▸ Stated task:
Extract only the first line of the listing and every line after it up to and including the one with "const yTicks = [0, 2, 4, 6, 8, 10, 12, 14];". Omit the pictures.

▸ Given entries:
---+---

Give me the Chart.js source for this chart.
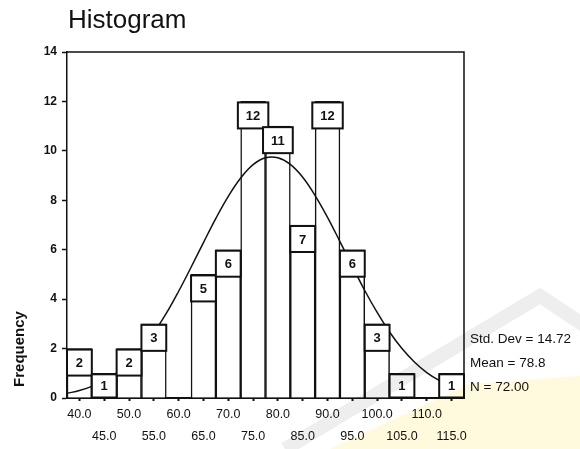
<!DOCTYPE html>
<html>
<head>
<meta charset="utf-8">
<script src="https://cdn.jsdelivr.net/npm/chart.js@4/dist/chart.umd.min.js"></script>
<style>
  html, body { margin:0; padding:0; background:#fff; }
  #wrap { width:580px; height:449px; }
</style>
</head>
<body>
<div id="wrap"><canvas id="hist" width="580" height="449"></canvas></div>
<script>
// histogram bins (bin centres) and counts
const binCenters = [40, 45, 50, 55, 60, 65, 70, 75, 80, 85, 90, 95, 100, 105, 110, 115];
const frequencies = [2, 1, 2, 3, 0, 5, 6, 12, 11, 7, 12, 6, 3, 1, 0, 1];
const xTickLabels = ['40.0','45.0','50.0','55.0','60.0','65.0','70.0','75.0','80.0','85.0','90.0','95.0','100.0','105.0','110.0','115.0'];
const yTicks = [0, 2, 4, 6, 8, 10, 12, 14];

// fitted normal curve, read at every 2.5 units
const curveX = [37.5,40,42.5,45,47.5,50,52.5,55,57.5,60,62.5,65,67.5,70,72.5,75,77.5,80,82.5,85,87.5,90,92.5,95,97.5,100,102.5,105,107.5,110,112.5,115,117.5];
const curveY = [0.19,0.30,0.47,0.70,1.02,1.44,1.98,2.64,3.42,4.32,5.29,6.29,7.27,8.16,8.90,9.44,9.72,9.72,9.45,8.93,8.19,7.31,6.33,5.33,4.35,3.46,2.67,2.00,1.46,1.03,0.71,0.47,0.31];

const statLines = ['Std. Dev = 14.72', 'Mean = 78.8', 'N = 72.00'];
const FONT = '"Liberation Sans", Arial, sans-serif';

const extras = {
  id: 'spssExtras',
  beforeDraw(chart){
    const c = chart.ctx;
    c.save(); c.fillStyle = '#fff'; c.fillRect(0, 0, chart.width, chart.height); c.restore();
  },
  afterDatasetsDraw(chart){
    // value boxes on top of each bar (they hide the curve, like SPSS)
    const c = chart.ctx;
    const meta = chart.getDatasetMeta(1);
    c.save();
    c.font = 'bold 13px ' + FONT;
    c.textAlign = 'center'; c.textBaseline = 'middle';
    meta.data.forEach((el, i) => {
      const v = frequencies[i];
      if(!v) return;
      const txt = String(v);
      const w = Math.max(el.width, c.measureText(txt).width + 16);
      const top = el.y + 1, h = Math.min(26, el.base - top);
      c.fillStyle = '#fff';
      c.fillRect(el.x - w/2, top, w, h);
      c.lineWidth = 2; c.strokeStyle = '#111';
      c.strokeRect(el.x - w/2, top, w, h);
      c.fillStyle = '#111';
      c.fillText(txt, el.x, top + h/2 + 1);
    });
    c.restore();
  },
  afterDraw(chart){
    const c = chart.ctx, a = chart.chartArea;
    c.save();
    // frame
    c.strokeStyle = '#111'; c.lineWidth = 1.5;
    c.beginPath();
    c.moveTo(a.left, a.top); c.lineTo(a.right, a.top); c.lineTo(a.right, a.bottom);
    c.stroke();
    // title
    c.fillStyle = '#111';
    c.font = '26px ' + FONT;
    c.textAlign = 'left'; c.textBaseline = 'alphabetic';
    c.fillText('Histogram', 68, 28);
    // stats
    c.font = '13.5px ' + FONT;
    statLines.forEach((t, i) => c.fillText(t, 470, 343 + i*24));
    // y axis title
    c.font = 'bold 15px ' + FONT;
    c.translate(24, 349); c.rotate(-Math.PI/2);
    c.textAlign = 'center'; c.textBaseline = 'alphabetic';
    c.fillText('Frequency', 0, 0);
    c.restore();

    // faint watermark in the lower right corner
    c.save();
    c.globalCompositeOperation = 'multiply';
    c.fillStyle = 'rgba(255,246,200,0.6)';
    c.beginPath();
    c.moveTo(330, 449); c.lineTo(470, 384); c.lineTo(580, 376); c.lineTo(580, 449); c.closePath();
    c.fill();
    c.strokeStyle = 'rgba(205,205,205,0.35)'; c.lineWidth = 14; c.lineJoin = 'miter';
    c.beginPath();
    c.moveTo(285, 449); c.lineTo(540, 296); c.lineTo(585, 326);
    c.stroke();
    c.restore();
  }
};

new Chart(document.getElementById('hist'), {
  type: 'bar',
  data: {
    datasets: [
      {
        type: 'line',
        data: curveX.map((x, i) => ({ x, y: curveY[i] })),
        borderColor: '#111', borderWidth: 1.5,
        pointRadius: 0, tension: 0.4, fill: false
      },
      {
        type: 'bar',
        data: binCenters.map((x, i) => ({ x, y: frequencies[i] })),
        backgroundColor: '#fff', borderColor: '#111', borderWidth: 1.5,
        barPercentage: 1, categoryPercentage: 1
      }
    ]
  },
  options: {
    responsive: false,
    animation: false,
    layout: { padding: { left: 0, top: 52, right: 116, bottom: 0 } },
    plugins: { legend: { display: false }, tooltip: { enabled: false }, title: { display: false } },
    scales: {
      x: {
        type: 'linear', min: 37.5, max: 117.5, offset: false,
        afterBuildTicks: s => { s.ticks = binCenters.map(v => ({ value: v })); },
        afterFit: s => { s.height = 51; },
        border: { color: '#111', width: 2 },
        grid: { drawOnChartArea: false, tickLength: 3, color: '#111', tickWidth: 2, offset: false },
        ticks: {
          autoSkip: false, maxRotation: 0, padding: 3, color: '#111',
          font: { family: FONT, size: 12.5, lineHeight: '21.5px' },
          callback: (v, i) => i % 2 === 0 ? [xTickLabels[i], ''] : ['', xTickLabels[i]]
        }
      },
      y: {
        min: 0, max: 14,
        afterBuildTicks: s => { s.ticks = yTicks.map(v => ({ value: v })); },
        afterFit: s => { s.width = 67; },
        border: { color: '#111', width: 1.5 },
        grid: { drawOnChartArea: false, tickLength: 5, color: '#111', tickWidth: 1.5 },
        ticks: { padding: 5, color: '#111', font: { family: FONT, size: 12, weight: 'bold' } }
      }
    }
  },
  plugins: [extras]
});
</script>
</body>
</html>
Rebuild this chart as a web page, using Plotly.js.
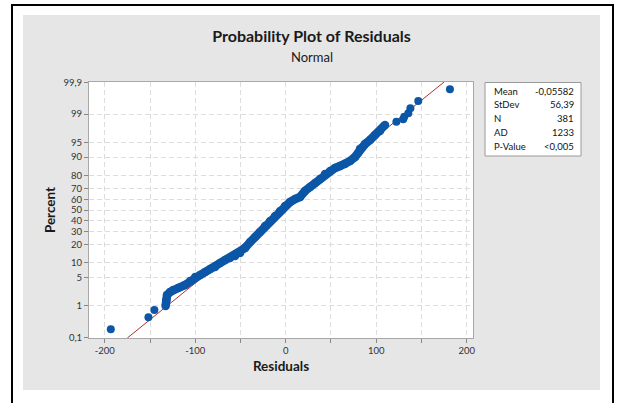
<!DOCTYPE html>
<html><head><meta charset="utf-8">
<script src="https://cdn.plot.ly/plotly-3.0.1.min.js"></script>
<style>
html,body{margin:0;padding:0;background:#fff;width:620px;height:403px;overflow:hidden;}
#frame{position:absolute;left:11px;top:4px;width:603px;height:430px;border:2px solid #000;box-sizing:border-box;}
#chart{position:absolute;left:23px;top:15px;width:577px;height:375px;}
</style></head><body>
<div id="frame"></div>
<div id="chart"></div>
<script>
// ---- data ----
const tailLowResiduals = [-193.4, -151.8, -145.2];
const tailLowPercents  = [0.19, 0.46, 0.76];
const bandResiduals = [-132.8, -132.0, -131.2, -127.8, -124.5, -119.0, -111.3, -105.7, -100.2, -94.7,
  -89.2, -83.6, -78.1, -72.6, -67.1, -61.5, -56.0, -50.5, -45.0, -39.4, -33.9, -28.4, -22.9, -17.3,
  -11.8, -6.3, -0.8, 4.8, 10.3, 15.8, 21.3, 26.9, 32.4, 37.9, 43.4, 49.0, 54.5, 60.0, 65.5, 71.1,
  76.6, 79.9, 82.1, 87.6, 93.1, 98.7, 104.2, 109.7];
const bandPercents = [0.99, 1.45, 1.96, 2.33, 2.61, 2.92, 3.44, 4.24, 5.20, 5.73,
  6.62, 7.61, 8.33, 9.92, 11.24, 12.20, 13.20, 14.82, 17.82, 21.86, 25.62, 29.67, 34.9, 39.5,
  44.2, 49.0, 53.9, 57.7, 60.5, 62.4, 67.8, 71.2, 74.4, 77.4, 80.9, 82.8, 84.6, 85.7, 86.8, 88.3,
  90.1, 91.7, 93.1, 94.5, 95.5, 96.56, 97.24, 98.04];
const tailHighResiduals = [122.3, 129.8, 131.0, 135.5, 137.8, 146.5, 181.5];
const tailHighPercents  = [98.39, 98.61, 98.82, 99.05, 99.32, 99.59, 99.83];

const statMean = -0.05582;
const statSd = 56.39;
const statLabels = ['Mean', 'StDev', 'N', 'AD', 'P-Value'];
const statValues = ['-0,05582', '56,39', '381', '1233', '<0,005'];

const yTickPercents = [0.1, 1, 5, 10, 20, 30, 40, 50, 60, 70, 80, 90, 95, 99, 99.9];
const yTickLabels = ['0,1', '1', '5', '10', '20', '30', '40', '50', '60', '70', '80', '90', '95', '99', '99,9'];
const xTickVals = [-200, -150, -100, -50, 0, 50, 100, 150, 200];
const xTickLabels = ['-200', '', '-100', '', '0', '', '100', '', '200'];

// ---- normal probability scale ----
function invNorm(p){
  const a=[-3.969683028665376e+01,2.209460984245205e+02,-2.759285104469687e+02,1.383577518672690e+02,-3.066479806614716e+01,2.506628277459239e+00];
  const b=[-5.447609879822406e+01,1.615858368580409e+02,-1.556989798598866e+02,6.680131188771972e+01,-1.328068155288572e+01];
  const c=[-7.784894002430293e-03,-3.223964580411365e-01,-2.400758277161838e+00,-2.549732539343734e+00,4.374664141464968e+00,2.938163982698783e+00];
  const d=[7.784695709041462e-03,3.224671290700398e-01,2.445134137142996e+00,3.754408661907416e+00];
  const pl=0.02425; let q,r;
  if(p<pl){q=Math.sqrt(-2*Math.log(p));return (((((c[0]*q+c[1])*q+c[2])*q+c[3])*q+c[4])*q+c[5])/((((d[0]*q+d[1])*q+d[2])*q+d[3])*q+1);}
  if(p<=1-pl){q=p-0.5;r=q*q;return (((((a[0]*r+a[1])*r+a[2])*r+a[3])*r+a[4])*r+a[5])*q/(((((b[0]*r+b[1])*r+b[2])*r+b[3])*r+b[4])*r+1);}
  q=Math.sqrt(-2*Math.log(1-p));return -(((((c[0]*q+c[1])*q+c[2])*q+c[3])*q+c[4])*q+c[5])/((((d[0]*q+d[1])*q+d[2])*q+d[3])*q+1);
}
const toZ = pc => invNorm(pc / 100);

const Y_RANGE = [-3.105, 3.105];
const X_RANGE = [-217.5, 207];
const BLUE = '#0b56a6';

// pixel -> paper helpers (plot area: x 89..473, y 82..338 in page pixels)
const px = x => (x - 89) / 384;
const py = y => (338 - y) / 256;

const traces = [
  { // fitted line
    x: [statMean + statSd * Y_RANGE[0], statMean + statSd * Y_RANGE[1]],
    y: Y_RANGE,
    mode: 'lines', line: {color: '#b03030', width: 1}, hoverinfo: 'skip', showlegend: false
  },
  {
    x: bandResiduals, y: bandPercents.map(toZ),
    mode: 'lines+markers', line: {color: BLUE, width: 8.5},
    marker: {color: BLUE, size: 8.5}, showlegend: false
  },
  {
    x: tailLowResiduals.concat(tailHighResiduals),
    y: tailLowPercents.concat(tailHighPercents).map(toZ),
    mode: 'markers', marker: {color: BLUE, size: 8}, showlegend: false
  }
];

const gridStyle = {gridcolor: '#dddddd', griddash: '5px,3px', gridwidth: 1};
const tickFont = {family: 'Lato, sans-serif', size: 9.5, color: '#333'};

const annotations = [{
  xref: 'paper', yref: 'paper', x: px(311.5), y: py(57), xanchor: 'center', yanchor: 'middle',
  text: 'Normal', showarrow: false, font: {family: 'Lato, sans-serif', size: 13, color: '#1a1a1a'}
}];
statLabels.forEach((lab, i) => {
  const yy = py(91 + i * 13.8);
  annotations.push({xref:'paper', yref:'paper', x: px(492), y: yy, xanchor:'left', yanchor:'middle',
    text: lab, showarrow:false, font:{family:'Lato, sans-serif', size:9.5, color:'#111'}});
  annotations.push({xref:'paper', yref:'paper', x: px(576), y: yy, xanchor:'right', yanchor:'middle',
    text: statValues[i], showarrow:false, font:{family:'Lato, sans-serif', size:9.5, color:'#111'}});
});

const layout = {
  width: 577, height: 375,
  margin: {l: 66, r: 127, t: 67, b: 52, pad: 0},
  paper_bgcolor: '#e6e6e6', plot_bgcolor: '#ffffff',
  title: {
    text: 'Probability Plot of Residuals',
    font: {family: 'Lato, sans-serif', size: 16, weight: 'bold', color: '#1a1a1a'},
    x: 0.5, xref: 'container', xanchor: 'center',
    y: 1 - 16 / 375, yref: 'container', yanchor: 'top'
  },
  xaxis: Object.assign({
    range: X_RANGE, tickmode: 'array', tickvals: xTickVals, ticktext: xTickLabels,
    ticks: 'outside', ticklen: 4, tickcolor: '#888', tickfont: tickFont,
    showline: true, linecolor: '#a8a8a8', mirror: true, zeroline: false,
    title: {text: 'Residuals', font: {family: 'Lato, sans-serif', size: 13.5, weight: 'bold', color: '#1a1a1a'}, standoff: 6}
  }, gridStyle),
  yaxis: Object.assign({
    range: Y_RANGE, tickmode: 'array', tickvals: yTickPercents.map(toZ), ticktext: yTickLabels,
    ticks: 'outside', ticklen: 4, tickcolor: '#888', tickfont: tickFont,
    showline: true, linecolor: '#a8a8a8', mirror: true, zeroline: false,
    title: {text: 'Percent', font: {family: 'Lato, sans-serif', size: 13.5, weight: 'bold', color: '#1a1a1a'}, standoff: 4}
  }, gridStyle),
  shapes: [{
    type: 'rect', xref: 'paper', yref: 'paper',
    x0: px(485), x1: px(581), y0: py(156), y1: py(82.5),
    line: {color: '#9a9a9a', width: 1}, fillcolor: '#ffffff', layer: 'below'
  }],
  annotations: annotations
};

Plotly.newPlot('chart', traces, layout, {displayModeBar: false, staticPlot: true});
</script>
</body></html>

---+---

▸ Task output:
Give me the Chart.js source for this chart.
<!DOCTYPE html>
<html>
<head>
<meta charset="utf-8">
<script src="https://cdn.jsdelivr.net/npm/chart.js@4/dist/chart.umd.min.js"></script>
<style>
  html, body { margin:0; padding:0; background:#fff; }
  #wrap { width:580px; height:449px; }
</style>
</head>
<body>
<div id="wrap"><canvas id="hist" width="580" height="449"></canvas></div>
<script>
// histogram bins (bin centres) and counts
const binCenters = [40, 45, 50, 55, 60, 65, 70, 75, 80, 85, 90, 95, 100, 105, 110, 115];
const frequencies = [2, 1, 2, 3, 0, 5, 6, 12, 11, 7, 12, 6, 3, 1, 0, 1];
const xTickLabels = ['40.0','45.0','50.0','55.0','60.0','65.0','70.0','75.0','80.0','85.0','90.0','95.0','100.0','105.0','110.0','115.0'];
const yTicks = [0, 2, 4, 6, 8, 10, 12, 14];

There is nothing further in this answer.